Democracy is failing the people across the globe and one of the reasons is obvious. In Australia at least part of the responsibility lies with the so called “representatives of the people” who have become lazy and complacent and have no regard whatsoever for the national interest. Significant changes to negative gearing, trusts, investment in offshore tax havens (particularly by a PM) etc won’t happen because the very people who would make the decision are those who currently reap the benefits. These incompetents are so busy fighting ideological battles that they’ve missed the big picture. How else can anyone explain how a country rich in natural resources would first allow mineral companies to be the sole beneficiary of extraordinary prices during the mining boom, and now permit multinational gas companies to rake in billions while returning sfa to the owners of the resources – the Australian people.
Let’s face it. Political leadership is at its lowest ebb. Abbott, Turnbull, Shorten – little wonder people are looking for alternatives. Dragging ourselves from the mire will be difficult but part of the process should certainly NOT involve discouraging engagement in the political process (that’s already at a minimum).
Jon,
The way to start getting politicians to look after the welfare of the populace is to remove corporate money from politics. Unless that happens, there is no hope, whatever we do otherwise.

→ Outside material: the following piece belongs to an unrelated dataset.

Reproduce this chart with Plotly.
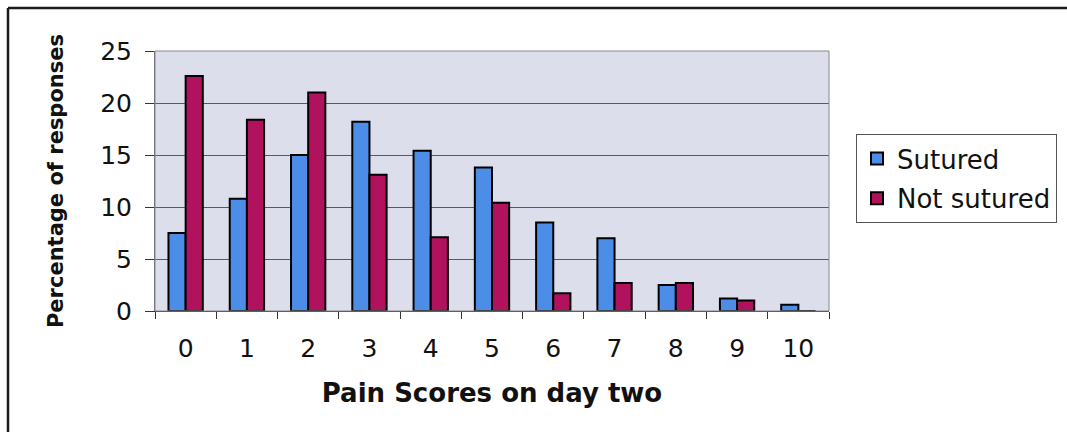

Compulsory preferential voting has always seemed an excellent method. It means that we all have to make a decision. However, like Arthur I would prefer optional preferential voting, e.g., at the next SA state election I have no real wish to vote for the ALP, Liberals, Nick Xenophon or the Greens–One Nation barely exists in SA. One of the problems with voluntary voting has been shown up in the American presidential elections for the last 30 years or so. Not many more than 50% of the eligible voters vote which means that the new president is elected by little more than 25% of the electors–this applies to Bill Clinton as much as it does to Donald Trump, although of course he got less than 50% of the actual vote.